═══ Given data ═══
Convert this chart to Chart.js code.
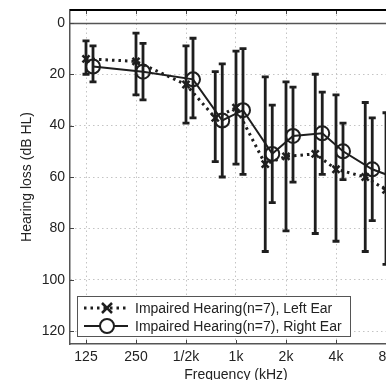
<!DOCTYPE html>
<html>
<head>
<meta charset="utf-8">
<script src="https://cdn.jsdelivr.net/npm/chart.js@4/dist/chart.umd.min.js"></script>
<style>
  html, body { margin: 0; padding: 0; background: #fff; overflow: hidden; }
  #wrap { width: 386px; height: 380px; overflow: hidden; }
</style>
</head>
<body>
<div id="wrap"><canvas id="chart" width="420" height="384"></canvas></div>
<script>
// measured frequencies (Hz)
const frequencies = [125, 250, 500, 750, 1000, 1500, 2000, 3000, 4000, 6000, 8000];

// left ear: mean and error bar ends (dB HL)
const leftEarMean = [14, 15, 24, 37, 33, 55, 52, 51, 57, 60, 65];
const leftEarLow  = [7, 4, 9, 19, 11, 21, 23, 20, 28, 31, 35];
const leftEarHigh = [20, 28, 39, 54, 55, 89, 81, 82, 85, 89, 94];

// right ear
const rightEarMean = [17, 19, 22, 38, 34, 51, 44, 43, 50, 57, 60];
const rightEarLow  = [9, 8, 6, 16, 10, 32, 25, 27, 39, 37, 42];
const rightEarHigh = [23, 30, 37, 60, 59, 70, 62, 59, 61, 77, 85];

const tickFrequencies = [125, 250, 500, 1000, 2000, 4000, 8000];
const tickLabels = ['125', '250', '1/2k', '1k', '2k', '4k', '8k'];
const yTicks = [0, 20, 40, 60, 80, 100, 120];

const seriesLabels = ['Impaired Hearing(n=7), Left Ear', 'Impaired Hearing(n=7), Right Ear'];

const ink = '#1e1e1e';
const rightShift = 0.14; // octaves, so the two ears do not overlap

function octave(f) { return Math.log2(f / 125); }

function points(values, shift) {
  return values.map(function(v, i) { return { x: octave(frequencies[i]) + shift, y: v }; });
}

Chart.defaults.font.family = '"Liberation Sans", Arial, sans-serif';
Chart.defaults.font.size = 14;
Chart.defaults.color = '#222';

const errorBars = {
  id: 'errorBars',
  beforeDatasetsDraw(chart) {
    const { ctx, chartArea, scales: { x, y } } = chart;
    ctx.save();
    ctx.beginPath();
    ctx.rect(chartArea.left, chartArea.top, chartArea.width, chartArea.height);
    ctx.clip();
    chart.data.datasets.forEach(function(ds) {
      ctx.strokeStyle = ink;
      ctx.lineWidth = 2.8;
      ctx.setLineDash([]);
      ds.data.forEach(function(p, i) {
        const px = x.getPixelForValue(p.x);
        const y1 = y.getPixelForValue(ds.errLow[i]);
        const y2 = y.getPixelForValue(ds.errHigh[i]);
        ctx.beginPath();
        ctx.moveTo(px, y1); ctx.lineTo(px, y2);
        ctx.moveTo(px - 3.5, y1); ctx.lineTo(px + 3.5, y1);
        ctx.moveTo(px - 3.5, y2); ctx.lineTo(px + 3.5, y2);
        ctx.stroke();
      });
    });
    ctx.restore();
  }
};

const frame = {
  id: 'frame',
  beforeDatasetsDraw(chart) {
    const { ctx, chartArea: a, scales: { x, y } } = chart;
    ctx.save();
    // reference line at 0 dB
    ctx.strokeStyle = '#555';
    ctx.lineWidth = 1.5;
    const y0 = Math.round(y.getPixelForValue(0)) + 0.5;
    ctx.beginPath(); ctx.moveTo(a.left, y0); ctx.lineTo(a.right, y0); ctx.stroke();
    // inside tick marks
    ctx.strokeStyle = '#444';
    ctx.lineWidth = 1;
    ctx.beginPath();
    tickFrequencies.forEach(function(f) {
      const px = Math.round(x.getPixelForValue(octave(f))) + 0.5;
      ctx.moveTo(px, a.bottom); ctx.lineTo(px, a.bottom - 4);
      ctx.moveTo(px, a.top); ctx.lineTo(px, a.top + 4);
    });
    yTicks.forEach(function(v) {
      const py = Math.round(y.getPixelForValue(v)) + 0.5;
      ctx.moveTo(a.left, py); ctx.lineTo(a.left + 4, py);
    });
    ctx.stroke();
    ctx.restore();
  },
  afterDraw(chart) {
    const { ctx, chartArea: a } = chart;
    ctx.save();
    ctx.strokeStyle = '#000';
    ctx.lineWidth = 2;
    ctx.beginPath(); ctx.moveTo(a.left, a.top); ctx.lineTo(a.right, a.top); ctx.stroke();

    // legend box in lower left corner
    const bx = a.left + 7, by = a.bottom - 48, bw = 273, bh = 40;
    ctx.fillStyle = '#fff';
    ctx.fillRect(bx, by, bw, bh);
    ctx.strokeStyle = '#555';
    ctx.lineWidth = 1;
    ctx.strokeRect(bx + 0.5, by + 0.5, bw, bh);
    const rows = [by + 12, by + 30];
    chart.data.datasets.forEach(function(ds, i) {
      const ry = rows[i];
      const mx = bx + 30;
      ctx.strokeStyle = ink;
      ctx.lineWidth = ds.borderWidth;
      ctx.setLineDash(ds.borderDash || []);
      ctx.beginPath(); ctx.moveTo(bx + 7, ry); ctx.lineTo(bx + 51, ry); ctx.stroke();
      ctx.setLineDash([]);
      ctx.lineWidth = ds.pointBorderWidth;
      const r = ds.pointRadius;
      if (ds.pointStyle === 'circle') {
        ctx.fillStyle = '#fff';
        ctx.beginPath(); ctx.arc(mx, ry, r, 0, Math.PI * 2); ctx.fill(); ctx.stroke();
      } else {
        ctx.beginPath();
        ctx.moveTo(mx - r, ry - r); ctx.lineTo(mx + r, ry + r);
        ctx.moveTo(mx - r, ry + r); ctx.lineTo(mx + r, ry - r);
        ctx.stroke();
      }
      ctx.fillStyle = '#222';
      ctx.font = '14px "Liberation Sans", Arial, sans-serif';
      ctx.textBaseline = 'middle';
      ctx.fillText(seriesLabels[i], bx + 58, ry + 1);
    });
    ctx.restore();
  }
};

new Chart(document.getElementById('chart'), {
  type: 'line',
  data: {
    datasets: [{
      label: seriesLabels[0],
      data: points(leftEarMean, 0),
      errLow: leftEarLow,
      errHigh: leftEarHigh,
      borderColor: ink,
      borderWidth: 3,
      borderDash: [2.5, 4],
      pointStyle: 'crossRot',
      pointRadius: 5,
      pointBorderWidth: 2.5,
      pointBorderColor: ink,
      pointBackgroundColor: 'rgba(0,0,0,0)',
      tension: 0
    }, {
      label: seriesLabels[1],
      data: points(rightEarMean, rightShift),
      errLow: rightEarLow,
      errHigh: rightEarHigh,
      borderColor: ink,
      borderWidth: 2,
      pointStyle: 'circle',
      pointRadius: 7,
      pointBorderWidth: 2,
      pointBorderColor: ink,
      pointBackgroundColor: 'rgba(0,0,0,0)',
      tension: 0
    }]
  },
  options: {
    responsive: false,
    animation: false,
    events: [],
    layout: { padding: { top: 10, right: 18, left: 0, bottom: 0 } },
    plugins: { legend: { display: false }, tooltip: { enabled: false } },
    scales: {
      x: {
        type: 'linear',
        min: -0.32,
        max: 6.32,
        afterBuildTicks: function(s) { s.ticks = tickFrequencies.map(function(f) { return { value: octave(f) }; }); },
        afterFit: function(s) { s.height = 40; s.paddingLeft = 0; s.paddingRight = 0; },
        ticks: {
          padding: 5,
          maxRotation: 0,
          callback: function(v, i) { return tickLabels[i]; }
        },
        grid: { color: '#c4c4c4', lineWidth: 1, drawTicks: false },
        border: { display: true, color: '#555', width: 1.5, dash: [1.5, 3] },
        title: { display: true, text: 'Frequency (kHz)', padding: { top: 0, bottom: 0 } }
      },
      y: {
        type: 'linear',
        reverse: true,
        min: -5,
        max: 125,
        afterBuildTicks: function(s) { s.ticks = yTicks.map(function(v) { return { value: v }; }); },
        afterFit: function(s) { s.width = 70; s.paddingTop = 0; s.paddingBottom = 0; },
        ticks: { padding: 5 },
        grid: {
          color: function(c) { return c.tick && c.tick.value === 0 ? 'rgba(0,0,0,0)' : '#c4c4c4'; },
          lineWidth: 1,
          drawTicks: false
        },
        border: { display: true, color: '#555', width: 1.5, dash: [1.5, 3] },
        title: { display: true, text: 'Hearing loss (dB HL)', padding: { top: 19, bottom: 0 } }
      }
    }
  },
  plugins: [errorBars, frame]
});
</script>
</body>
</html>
═══
═══ Given data ═══
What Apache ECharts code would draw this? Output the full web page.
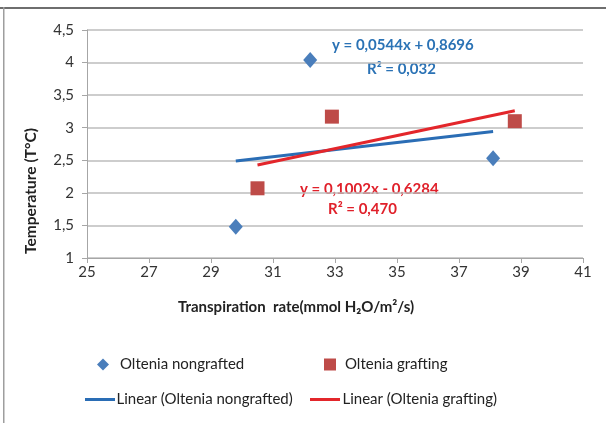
═══
═══ Given data ═══
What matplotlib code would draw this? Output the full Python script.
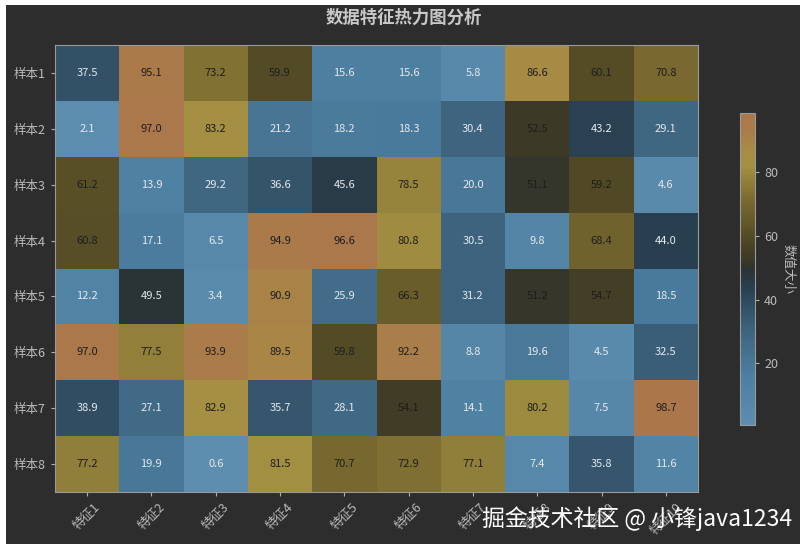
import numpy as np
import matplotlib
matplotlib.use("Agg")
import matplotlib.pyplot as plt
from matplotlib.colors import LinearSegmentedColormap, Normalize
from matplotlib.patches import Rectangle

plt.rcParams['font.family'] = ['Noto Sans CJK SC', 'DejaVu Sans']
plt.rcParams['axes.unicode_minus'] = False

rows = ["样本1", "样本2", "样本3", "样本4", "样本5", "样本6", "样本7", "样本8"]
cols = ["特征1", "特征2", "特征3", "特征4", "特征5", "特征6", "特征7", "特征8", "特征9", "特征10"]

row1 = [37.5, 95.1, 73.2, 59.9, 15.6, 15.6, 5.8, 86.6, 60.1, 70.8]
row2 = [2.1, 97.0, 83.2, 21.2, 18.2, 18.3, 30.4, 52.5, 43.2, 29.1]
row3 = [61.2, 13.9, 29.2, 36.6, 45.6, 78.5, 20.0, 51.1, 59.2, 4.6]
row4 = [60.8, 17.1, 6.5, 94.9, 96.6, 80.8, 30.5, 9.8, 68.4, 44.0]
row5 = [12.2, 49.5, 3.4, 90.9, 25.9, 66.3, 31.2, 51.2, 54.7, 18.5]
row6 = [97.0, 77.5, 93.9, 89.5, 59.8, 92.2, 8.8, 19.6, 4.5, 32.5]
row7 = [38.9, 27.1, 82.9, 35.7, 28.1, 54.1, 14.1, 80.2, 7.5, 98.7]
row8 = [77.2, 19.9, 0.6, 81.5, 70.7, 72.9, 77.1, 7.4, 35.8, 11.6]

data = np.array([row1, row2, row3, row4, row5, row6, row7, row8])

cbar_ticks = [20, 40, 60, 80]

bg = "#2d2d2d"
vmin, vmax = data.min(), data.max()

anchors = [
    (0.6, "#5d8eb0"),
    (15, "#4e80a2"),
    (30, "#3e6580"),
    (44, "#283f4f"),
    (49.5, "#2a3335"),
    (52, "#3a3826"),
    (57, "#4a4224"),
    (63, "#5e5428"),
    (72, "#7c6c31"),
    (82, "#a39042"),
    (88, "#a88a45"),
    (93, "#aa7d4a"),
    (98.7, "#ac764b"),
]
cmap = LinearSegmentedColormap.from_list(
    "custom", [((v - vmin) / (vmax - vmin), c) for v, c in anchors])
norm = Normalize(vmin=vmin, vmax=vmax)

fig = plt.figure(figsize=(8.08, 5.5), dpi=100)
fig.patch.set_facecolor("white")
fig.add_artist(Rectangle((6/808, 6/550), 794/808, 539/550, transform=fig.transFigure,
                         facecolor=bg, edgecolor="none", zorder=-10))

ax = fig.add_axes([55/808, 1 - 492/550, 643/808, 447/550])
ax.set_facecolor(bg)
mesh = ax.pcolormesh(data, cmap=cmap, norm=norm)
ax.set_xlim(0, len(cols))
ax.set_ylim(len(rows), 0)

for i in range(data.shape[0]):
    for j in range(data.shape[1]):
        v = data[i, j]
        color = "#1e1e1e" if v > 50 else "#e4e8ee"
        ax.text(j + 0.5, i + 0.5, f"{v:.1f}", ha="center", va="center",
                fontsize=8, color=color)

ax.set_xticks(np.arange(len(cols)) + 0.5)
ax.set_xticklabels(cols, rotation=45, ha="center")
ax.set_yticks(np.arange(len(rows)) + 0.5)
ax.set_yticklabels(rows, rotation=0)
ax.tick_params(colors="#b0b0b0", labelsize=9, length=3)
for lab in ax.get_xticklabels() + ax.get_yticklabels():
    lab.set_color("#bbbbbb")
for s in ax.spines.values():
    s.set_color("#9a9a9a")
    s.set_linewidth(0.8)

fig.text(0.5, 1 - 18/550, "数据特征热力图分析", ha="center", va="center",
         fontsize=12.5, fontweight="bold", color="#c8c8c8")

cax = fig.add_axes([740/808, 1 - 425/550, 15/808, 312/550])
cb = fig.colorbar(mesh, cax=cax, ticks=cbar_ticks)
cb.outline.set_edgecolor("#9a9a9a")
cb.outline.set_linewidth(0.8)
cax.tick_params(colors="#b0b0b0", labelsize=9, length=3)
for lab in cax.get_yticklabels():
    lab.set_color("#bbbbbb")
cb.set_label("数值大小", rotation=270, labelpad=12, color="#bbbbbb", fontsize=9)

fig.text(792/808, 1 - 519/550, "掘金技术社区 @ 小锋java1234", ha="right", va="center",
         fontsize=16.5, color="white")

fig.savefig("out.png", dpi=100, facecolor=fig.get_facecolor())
═══
● Direction
Do not include pictures. Give again exactly the lines starting at the one with "What matplotlib code" and ending at the one with "fontsize=8, color=color)", both included.

● Worked solution
What matplotlib code would draw this? Output the full Python script.
import numpy as np
import matplotlib
matplotlib.use("Agg")
import matplotlib.pyplot as plt
from matplotlib.colors import LinearSegmentedColormap, Normalize
from matplotlib.patches import Rectangle

plt.rcParams['font.family'] = ['Noto Sans CJK SC', 'DejaVu Sans']
plt.rcParams['axes.unicode_minus'] = False

rows = ["样本1", "样本2", "样本3", "样本4", "样本5", "样本6", "样本7", "样本8"]
cols = ["特征1", "特征2", "特征3", "特征4", "特征5", "特征6", "特征7", "特征8", "特征9", "特征10"]

row1 = [37.5, 95.1, 73.2, 59.9, 15.6, 15.6, 5.8, 86.6, 60.1, 70.8]
row2 = [2.1, 97.0, 83.2, 21.2, 18.2, 18.3, 30.4, 52.5, 43.2, 29.1]
row3 = [61.2, 13.9, 29.2, 36.6, 45.6, 78.5, 20.0, 51.1, 59.2, 4.6]
row4 = [60.8, 17.1, 6.5, 94.9, 96.6, 80.8, 30.5, 9.8, 68.4, 44.0]
row5 = [12.2, 49.5, 3.4, 90.9, 25.9, 66.3, 31.2, 51.2, 54.7, 18.5]
row6 = [97.0, 77.5, 93.9, 89.5, 59.8, 92.2, 8.8, 19.6, 4.5, 32.5]
row7 = [38.9, 27.1, 82.9, 35.7, 28.1, 54.1, 14.1, 80.2, 7.5, 98.7]
row8 = [77.2, 19.9, 0.6, 81.5, 70.7, 72.9, 77.1, 7.4, 35.8, 11.6]

data = np.array([row1, row2, row3, row4, row5, row6, row7, row8])

cbar_ticks = [20, 40, 60, 80]

bg = "#2d2d2d"
vmin, vmax = data.min(), data.max()

anchors = [
    (0.6, "#5d8eb0"),
    (15, "#4e80a2"),
    (30, "#3e6580"),
    (44, "#283f4f"),
    (49.5, "#2a3335"),
    (52, "#3a3826"),
    (57, "#4a4224"),
    (63, "#5e5428"),
    (72, "#7c6c31"),
    (82, "#a39042"),
    (88, "#a88a45"),
    (93, "#aa7d4a"),
    (98.7, "#ac764b"),
]
cmap = LinearSegmentedColormap.from_list(
    "custom", [((v - vmin) / (vmax - vmin), c) for v, c in anchors])
norm = Normalize(vmin=vmin, vmax=vmax)

fig = plt.figure(figsize=(8.08, 5.5), dpi=100)
fig.patch.set_facecolor("white")
fig.add_artist(Rectangle((6/808, 6/550), 794/808, 539/550, transform=fig.transFigure,
                         facecolor=bg, edgecolor="none", zorder=-10))

ax = fig.add_axes([55/808, 1 - 492/550, 643/808, 447/550])
ax.set_facecolor(bg)
mesh = ax.pcolormesh(data, cmap=cmap, norm=norm)
ax.set_xlim(0, len(cols))
ax.set_ylim(len(rows), 0)

for i in range(data.shape[0]):
    for j in range(data.shape[1]):
        v = data[i, j]
        color = "#1e1e1e" if v > 50 else "#e4e8ee"
        ax.text(j + 0.5, i + 0.5, f"{v:.1f}", ha="center", va="center",
                fontsize=8, color=color)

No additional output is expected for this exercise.